Bill Adams ,TUC regional secretary, said: “Despite growth returning, 2014 was another miserable year for living standards in Yorkshire with real wages falling by over £550 in real terms.
“Even though inflation has fallen sharply in recent months, it is still going to take years for people’s earnings just to recover to their pre-recession levels.
It is different story though for those at the top. Senior City executives have seen a huge boost in their fortunes since the election as their wages have skyrocketed.
“This is why we are organising Fair Pay Fortnight, to raise awareness about pay inequality and to call for a sustainable recovery in which everybody shares.”

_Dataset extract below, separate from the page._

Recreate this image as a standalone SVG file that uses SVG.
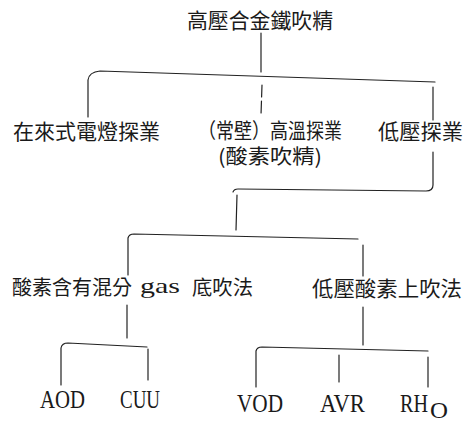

Sandy Needham, chief executive of Bradford Chamber of Commerce which represents about 1,100 firms, said recent soundings indicated that local employers were looking at awarding pay rises of between one and three per cent this year.
This was consistent with findings last year which indicated that employers were considering modest pay rises as the economy recovered.

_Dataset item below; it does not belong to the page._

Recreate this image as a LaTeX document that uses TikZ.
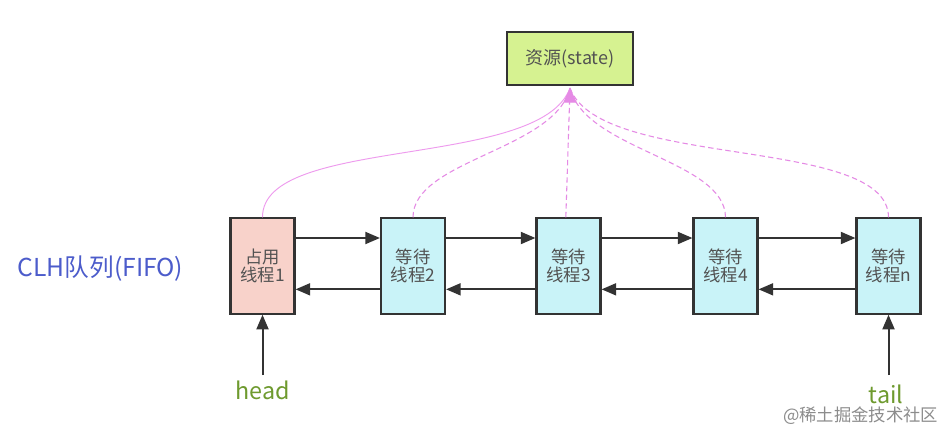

"A year ago we found that firms were looking to increase pay by about one per cent, and more to overcome skills shortages," she said.
" The roll-out of auto-enrolment pensions to all small and medium companies complicates the issue somewhat this year.
"Employers have to budget for those costs, even though individuals can opt out of the new scheme later. It is likely that some businesses will have to split what they give in pay rises and what they put into the new pensions for employees."